2 Methods

2.1 Book corpus

This study used 6,462 of the 10,000 most popular books listed on goodreads.com (Zając 2018).

Author gender was estimated from their names cross-referenced with baby name popularity from 20-60 years prior to publication date (Social Security Administration 2019). When multiple authors were listed, the first author’s name was used. I manually annotated the most common authors whose first name was abbreviated, or not listed in the database. This method doesn’t account for ghost writers, pen names, multiple authors, writers born outside the United States, or name-gender discrepancies (for example, a person named “Russell” could be non-binary). To estimate this method’s accuracy, I manually reviewed 100 entries and found 2 incorrectly gendered authors.

Gender is not binary, and binary classification of author gender is only a computationally convenient approximation.
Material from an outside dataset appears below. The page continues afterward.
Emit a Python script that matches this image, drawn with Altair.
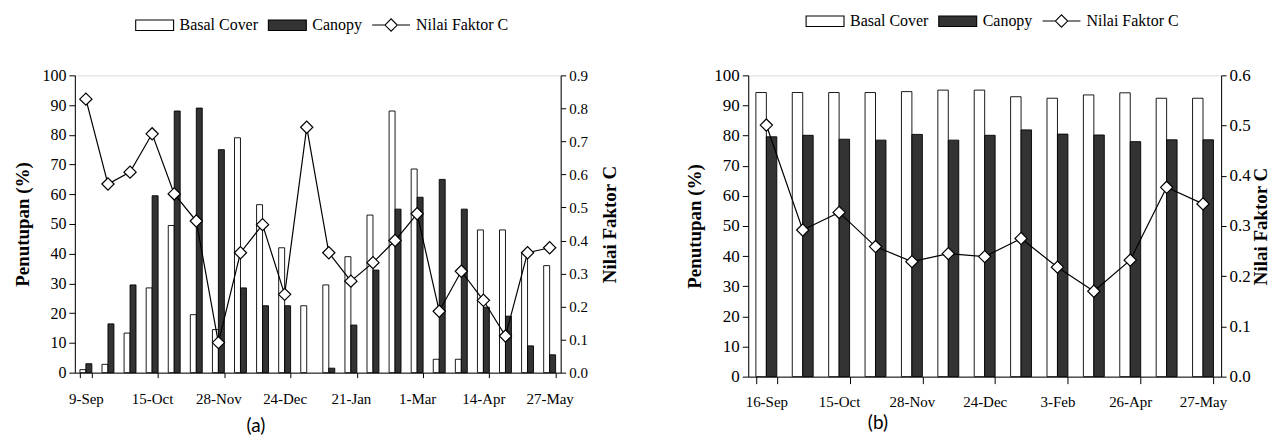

2.2 Natural language processing

Lemmatization and part-of-speech tagging was performed with Spacy (Honnibal and Montani 2017), and character coreferences were resolved with NeuralCoref (Chaumond 2019).

Individual characters were defined as entities with 25 or more coreferenced pronouns. Character gender was determined by gendered pronoun usage. Only characters whose gender was estimated with at least 90% accuracy were included.

For each character, a bags-of-word was extracted for each sentence where they were referenced.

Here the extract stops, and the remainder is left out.